Free panel will explain uses, benefits of minimally invasive surgery
Special to The Union
Janice Varrone, of Yuba City, had her gall bladder removed in June and was back to work in a week, thanks to the minimally invasive surgery procedure used by her surgeon, Dr. Thomas Boyle, of Grass Valley.
Boyle and three other surgeons will present a free panel lecture Wednesday, Sept. 9 to explain the advancements in minimally invasive surgery, how it can be used for a variety of surgical needs, and the benefits it offers to patients.
Minimally invasive surgery, or laparoscopy, began in the 1980s, Boyle explained, and has been improved ever since to the point where 96 percent of gall bladder surgeries are now done this way.
Varonne can testify as to why.
“The whole thing was over in two hours, from check-in to leaving recovery,” she said. “I needed no pain meds, and I have no scarring, just a few thin lines below my navel.”
Those lines, according to Boyle, are small “ports,” or incisions through which the surgeon inserts devices that include a light source and tiny camera, and other tools needed for the procedure. In the case of gall bladder removal, one “port” is large enough extract the organ.
Boyle said the word laparoscopic stems from the Greek root “lapara,” simply defined as the flank or loin, but meaning “the soft parts of the body between the rib margins and hips.” Skopein is the Greek root for scope, meaning to view or examine.
“We actually insert our instruments and then make a space around the organ by injecting carbon dioxide,” he explained. “In effect, we make a little tent around the organ that allows us the room we need to view do our work.” The camera allows the surgeon and others in the operating room to see inside the body and manipulate instruments without actually opening it up.
These smaller incisions are the reason patients typically experience less pain and faster recovery, Boyle said.
The use of laparoscopes originated with gynecologists, Boyle said.
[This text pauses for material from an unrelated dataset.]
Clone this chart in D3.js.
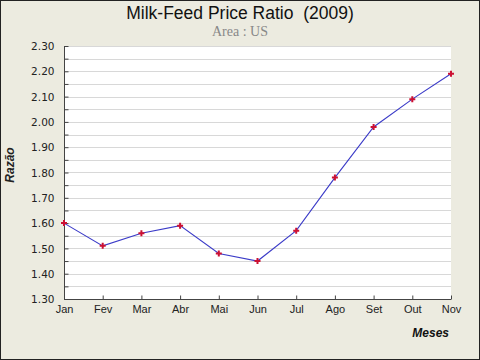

Surgeons from other fields quickly realized the benefits and since then the use of laparoscopic procedures has exploded. Although driven by a desire to make surgery safer, less painful, and easier for patients, the technology is also the result of competition among product developers to make continuing improvements, and expand potential uses.
At SNMH, minimally invasive surgery is used for gall bladders, hernias and hiatal hernias, appendix, colon procedures, drainage of fluids, placement of catheters, biopsies, and removal of organs, he noted.
Surgeons taking part in the Sept. 9 panel discussion will be able to address all of these procedures. Along with Boyle the panelists will include Dr. William Statton, who will talk about thoracic (chest) surgeries; Dr. Stephen Waterbrook, who will cover hernia surgeries; and Dr. Nelson Maldonado, who will focus on breast surgeries.
“We view this panel as a chance to inform people in our community about what’s available here at our own hospital,” Boyle said. “We have highly trained, very intelligent physicians on our staff, but if we can’t do a procedure here we will get you to an excellent surgeon at another institution where they have the specialized training or technology needed to help you.”
Anyone now needing or anticipating future surgeries will find the panel of interest, he said, but it is open to the community at large.
All physicians providing care for patients at SNMH are members of the medical staff and are independent practitioners, not employees of the hospital.